1.6. Partitioning segmentations

There are many situations where we might want so selectively in- or exclude segments from a segmentation. For instance, a user might be want to exclude from a word segmentation all those that are less than 4 letters long. The Select widget is tailored for such tasks.

The widget’s interface (see figure 1 below) offers a choice between two modes: Include and Exclude. Depending on this parameter, incoming segments that satisfy a given condition will be either included in or excluded from the output segmentation. By default (i.e. when the Advanced settings box is unchecked), the condition is specified by means of a regex, which will be applied to each incoming segment successively. (For now, the option Annotation key: (none) can be ignored.)

Example usage of widget Select

Figure 1: Excluding short words with widget Select.

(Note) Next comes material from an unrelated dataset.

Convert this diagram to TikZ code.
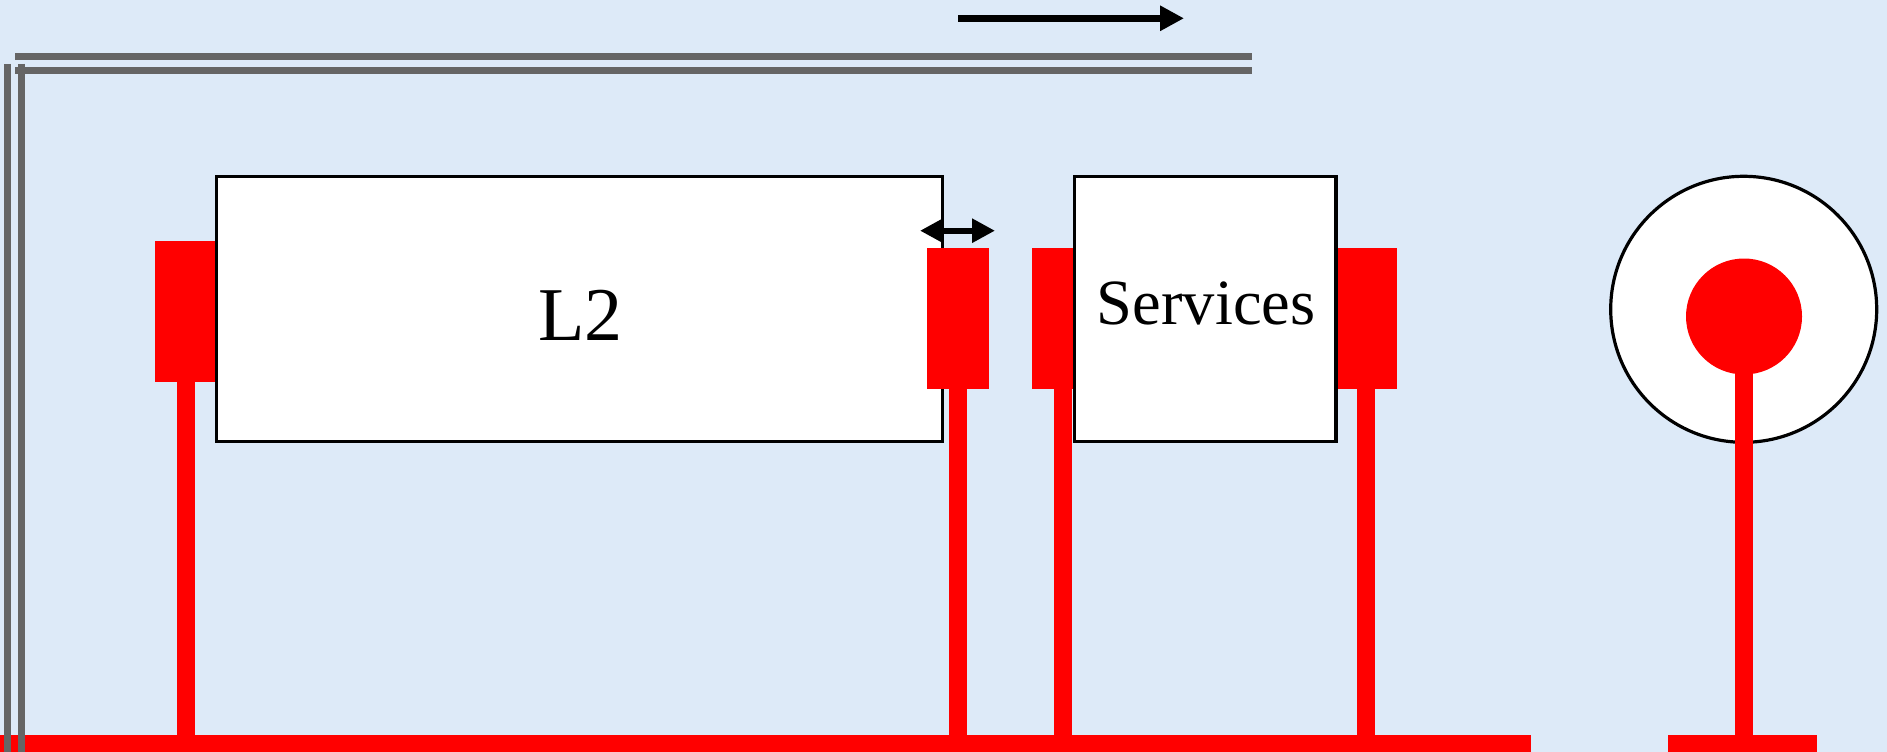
\documentclass[tikz,border=0pt]{standalone}
\usepackage{fontspec}
\setmainfont{Liberation Serif}
\usetikzlibrary{arrows.meta}
\definecolor{paper}{RGB}{221,234,248}
\definecolor{railgray}{RGB}{101,101,101}
\definecolor{signal}{RGB}{255,0,0}
\begin{document}
\begin{tikzpicture}[x=1pt,y=-1pt,
  box/.style={draw=black,line width=3.2pt,fill=white,inner sep=0pt,outer sep=0pt},
  pad/.style={fill=signal,inner sep=0pt,outer sep=0pt,minimum width=62pt,minimum height=141pt},
  bus/.style={fill=signal,inner sep=0pt,outer sep=0pt,minimum height=18pt},
  stem/.style={draw=signal,line width=18pt},
  rail/.style={draw=railgray,line width=7pt},
  boxtext/.style={inner sep=0pt,outer sep=0pt}
]
% canvas
\useasboundingbox (0,0) rectangle (1887,752);
\fill[paper] (0,0) rectangle (1887,752);

% bus bars along the bottom
\node[bus,minimum width=1531pt] (busL) at (765.5,744) {};
\node[bus,minimum width=149pt] (busR) at (1742.5,744) {};

% red pads behind the boxes
\node[pad] (padA) at (186,311.5) {};
\node[pad] (padC) at (1063,318) {};
\node[pad] (padD) at (1366,318) {};

% main boxes
\node[box,minimum width=726pt,minimum height=265pt] (l2) at (579.7,309.2) {};
\node[box,minimum width=261.7pt,minimum height=265pt] (srv) at (1205.2,309.2) {};

% pad in front of the L2 box edge
\node[pad] (padB) at (957.5,318) {};

% box texts
\node[boxtext,font=\fontsize{76}{84}\selectfont] (l2text) at ([yshift=-6pt,xshift=1pt]l2.center) {L2};
\node[boxtext,font=\fontsize{64.5}{72}\selectfont] (srvtext) at ([yshift=6pt,xshift=1pt]srv.center) {Services};

% ring with red dot
\node[circle,draw=black,line width=3.2pt,fill=white,minimum size=266pt,inner sep=0pt] (ring) at (1743.7,309.3) {};
\node[circle,fill=signal,minimum size=116pt,inner sep=0pt] (dot) at (1744,316.5) {};

% stems down to the bus
\draw[stem] (padA.south) -- (padA.south |- busL.north);
\draw[stem] (padB.south) -- (padB.south |- busL.north);
\draw[stem] (padC.south) -- (padC.south |- busL.north);
\draw[stem] (padD.south) -- (padD.south |- busL.north);
\draw[stem] (dot.center) -- (dot.center |- busR.north);

% arrows
\coordinate (fwdA) at (958,18.3);
\coordinate (fwdB) at (1184,18.3);
\draw[line width=7.5pt,-{Triangle[length=24pt,width=24pt]}] (fwdA) -- (fwdB);
\coordinate (gapA) at (920,230.7);
\coordinate (gapB) at (995,230.7);
\draw[line width=6pt,{Triangle[length=23pt,width=23pt]}-{Triangle[length=23pt,width=23pt]}] (gapA) -- (gapB);

% gray rails along top and left
\coordinate (railT1a) at (15,56.5);
\coordinate (railT1b) at (1252,56.5);
\coordinate (railT2a) at (15,71);
\coordinate (railT2b) at (1252,71);
\coordinate (railV1a) at (7.5,64);
\coordinate (railV1b) at (7.5,752);
\coordinate (railV2a) at (21.5,64);
\coordinate (railV2b) at (21.5,752);
\draw[rail] (railT1a) -- (railT1b);
\draw[rail] (railT2a) -- (railT2b);
\draw[rail] (railV1a) -- (railV1b);
\draw[rail] (railV2a) -- (railV2b);
\end{tikzpicture}
\end{document}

In the example of figure 1, the widget is configured to exclude all incoming segments containing no more than 3 letters. Note that without the beginning of segment and end of segment anchors (^ and $), all words containing at least a sequence of 1 to 3 letters–i.e. all the words–would be excluded.

Note that Select automatically emits a second segmentation containing all the segments that have been discarded from the main output segmentation (in the case of figure 1 above, that would be all words less than 4 letters long). This feature is useful when both the selected and the discarded segments are to be further processed on distinct branches. By default, when Select is connected to another widget, the main segmentation is being emitted. In order to send the segmentation of discarded segments instead, right-click on the outgoing connection and select Reset Signals (see figure 2 below).

Right-clicking on a connection and requesting to "Reset Signals"

Figure 2: Right-clicking on a connection and requesting to Reset Signals.

This opens the dialog shown on figure 3 below, where the user can “drag-and-drop” from the gray box next to Discarded data up to the box next to Segmentation, thus replacing the existing green connection. Clicking OK validates the modification and sends the discarded data through the connection.

Dialog for modifying the connection between two widgets

Figure 3: This dialog allows the user to select a non-default connection between two widgets.